Chancellor Greenstein Reacts To PA’s Low Public Higher Education Ranking

Photo Credit / Charlese Freeman Chancellor Daniel Greenstein visited campus on Monday, Oct. 21 and talked about issues concerning the PASSHE system, including financial aid distribution.

Nick Stein 

Contributing Writer 

Concerns have grown among administration, faculty, and students across Pennsylvania over the state’s dismal ranking in public higher education compared to the other forty-nine states.

Pennsylvania ranks near the lowest in every major category of public higher education. U.S. News and World Report rank Pennsylvania 32nd in the country in overall quality of education.

The state is ranked 49th of the 50 U.S. states in financial aid allocation to its institutions.

Student leaders, as well as faculty and administration on ESU’s campus, have voiced their frustration over this issue.
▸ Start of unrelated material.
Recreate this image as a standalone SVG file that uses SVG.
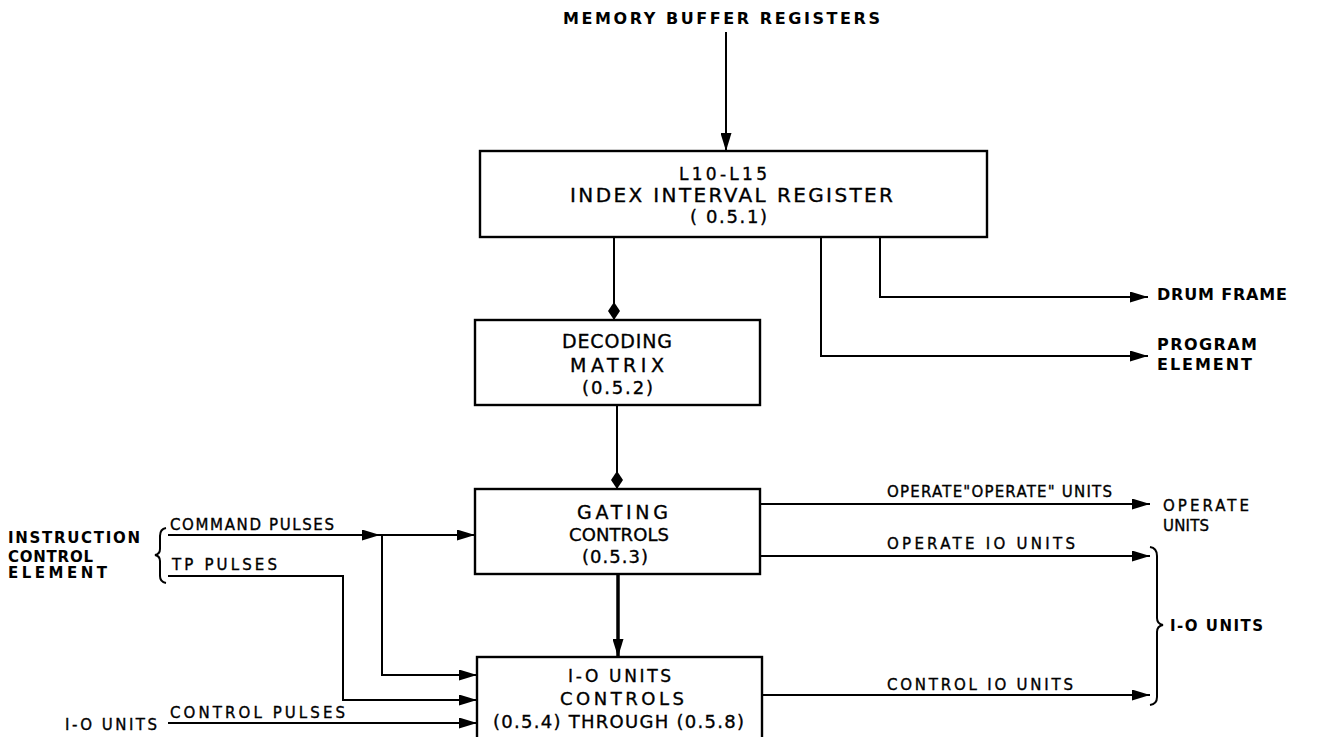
<svg xmlns="http://www.w3.org/2000/svg" width="1319" height="737" viewBox="0 0 1319 737">
<style>
.t{font-family:"DejaVu Sans","Liberation Sans",Arial,sans-serif;fill:#000;stroke:#000;stroke-width:0.35;}
.b{font-weight:bold;stroke-width:0;}
.box{fill:#fff;stroke:#000;stroke-width:2.4;}
.c{fill:none;stroke:#000;stroke-width:2;}
.ct{fill:none;stroke:#000;stroke-width:3.5;}
</style>
<defs>
<marker id="ah" viewBox="0 0 18 11" refX="18" refY="5.5" markerWidth="18" markerHeight="11" markerUnits="userSpaceOnUse" orient="auto">
<path d="M0,0 L18,5.5 L0,11 Z" fill="#000"/>
</marker>
<marker id="dm" viewBox="0 0 18 12" refX="18" refY="6" markerWidth="18" markerHeight="12" markerUnits="userSpaceOnUse" orient="auto">
<path d="M0,6 L9,0 L18,6 L9,12 Z" fill="#000"/>
</marker>
</defs>
<rect width="1319" height="737" fill="#fff"/>

<g id="connectors">
<path class="c" d="M726,32 V151" marker-end="url(#ah)"/>
<path class="c" d="M614,237 V320" marker-end="url(#dm)"/>
<path class="c" d="M880,237 V297 H1148" marker-end="url(#ah)"/>
<path class="c" d="M821,237 V356 H1148" marker-end="url(#ah)"/>
<path class="c" d="M617,405 V489" marker-end="url(#dm)"/>
<path class="c" d="M168,535 H380" marker-end="url(#ah)"/>
<path class="c" d="M380,535 H475" marker-end="url(#ah)"/>
<path class="c" d="M382,535 V675 H477" marker-end="url(#ah)"/>
<path class="c" d="M168,576 H343 V700 H477" marker-end="url(#ah)"/>
<path class="c" d="M168,723 H477" marker-end="url(#ah)"/>
<path class="ct" d="M618,574 V657" marker-end="url(#ah)"/>
<path class="c" d="M760,504 H1150" marker-end="url(#ah)"/>
<path class="c" d="M760,556 H1150" marker-end="url(#ah)"/>
<path class="c" d="M762,695 H1150" marker-end="url(#ah)"/>
<path class="c" d="M166,528 Q160,529 160,536 V549 Q160,554 155,555 Q160,556 160,561 V576 Q160,582 166,583"/>
<path class="c" d="M1150,547 Q1157,548 1157,556 V618 Q1157,624 1163,625 Q1157,626 1157,632 V697 Q1157,704 1150,705"/>
</g>

<g id="label-mbr"><text class="t b" x="563" y="24" font-size="16" textLength="317" lengthAdjust="spacing">MEMORY BUFFER REGISTERS</text></g>

<g id="node-index">
<rect class="box" x="480" y="151" width="507" height="86"/>
<text class="t" x="679" y="180" font-size="17" textLength="88" lengthAdjust="spacing">L10-L15</text>
<text class="t" x="570" y="202" font-size="20" textLength="323" lengthAdjust="spacing">INDEX INTERVAL REGISTER</text>
<text class="t" x="690" y="223" font-size="18" textLength="77" lengthAdjust="spacing">( 0.5.1)</text>
</g>

<g id="node-decoding">
<rect class="box" x="475" y="320" width="285" height="85"/>
<text class="t" x="562" y="348" font-size="19" textLength="110" lengthAdjust="spacing">DECODING</text>
<text class="t" x="570" y="372" font-size="19" textLength="94" lengthAdjust="spacing">MATRIX</text>
<text class="t" x="582" y="394" font-size="18" textLength="71" lengthAdjust="spacing">(0.5.2)</text>
</g>

<g id="node-gating">
<rect class="box" x="475" y="489" width="285" height="85"/>
<text class="t" x="577" y="519" font-size="19" textLength="91" lengthAdjust="spacing">GATING</text>
<text class="t" x="569" y="541" font-size="18" textLength="100" lengthAdjust="spacing">CONTROLS</text>
<text class="t" x="582" y="563" font-size="18" textLength="66" lengthAdjust="spacing">(0.5.3)</text>
</g>

<g id="node-io">
<rect class="box" x="477" y="657" width="285" height="100"/>
<text class="t" x="568" y="682" font-size="17" textLength="103" lengthAdjust="spacing">I-O UNITS</text>
<text class="t" x="560" y="705" font-size="18" textLength="124" lengthAdjust="spacing">CONTROLS</text>
<text class="t" x="493" y="728" font-size="18" textLength="251" lengthAdjust="spacing">(0.5.4) THROUGH (0.5.8)</text>
</g>

<g id="label-drum"><text class="t b" x="1157" y="300" font-size="16" textLength="130" lengthAdjust="spacing">DRUM FRAME</text></g>
<g id="label-program">
<text class="t b" x="1157" y="350" font-size="16" textLength="100" lengthAdjust="spacing">PROGRAM</text>
<text class="t b" x="1157" y="370" font-size="16" textLength="95" lengthAdjust="spacing">ELEMENT</text>
</g>

<g id="label-instruction">
<text class="t b" x="8" y="543" font-size="15" textLength="132" lengthAdjust="spacing">INSTRUCTION</text>
<text class="t b" x="8" y="562" font-size="15" textLength="85" lengthAdjust="spacing">CONTROL</text>
<text class="t b" x="8" y="578" font-size="15" textLength="99" lengthAdjust="spacing">ELEMENT</text>
</g>
<text class="t" x="170" y="530" font-size="15" textLength="164" lengthAdjust="spacing">COMMAND PULSES</text>
<text class="t" x="172" y="570" font-size="15" textLength="105" lengthAdjust="spacing">TP PULSES</text>
<g id="label-io-in"><text class="t" x="65" y="730" font-size="15" textLength="92" lengthAdjust="spacing">I-O UNITS</text></g>
<text class="t" x="170" y="718" font-size="15" textLength="175" lengthAdjust="spacing">CONTROL PULSES</text>

<text class="t" x="887" y="497" font-size="15" textLength="225" lengthAdjust="spacing">OPERATE"OPERATE" UNITS</text>
<g id="label-operate-units">
<text class="t" x="1163" y="511" font-size="15" textLength="86" lengthAdjust="spacing">OPERATE</text>
<text class="t" x="1163" y="531" font-size="15" textLength="46" lengthAdjust="spacing">UNITS</text>
</g>
<text class="t" x="887" y="549" font-size="15" textLength="188" lengthAdjust="spacing">OPERATE IO UNITS</text>
<text class="t" x="887" y="690" font-size="15" textLength="186" lengthAdjust="spacing">CONTROL IO UNITS</text>
<g id="label-io-out"><text class="t b" x="1170" y="631" font-size="15" textLength="93" lengthAdjust="spacing">I-O UNITS</text></g>
</svg>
One member of the Student Government who wanted to remain anonymous noted that the lack of funds being allocated for financial aid is a major factor in the issue of the low retention rate at the university.

The student also pointed out that lack of financial aid deters both current and prospective students from attending the university, let alone completing a degree. 

Daniel Greenstein, the Chancellor of Pennsylvania State System of Higher Education or PASSHE, paid a visit to ESU on Monday.

In a meeting at the ESU Student Government Association, he discussed a variety of topics including the cost of books, post-graduation debt load, and retention.

When asked why the issue of financial aid allocation in Pennsylvania has risen to the magnitude that it has, Greenstein said, “Pennsylvania ranks poorly in all measures that I’m aware of. One of them is expenditure per student FTE, the other is student financial debt load and it’s not a good picture. These are policy choices at the end of the day.”

According to Greenstein, his job as chancellor is to help frame these choices so that people can understand their impacts and consequences.

“The consequences for the state of Pennsylvania of continuing to invest weakly in public higher education have long term implications for the health of the state’s economy; for the mobility, safety and security and pleasure of its people,” he said.

In regards to finding the solution to the problem, Greenstein said PASSHE is trying to reboot the relationship between the state system and the state government.

“One thing which is under-evaluated is how the general assembly I think wants a strong higher education system in this state. I think they’ve been disappointed over several years about the lack of transparency and responsiveness to legislative concern,” he said. “I think we’re turning that corner and being more responsive to the kinds of issues that they raise, and hopefully getting a good response from the assembly in return.”

Greenstein, who just last year became the 5th Chancellor of the Pennsylvania State System of Higher Education, has already begun meeting with both faculty and students on all fourteen campuses that make up PASSHE.

The issue of financial aid and how it impacts marketability and retention have come up frequently in the conversations. Student debt and deficiency of aid are frequently cited by PA public colleges and universities as the cause of low enrollment and retention rates.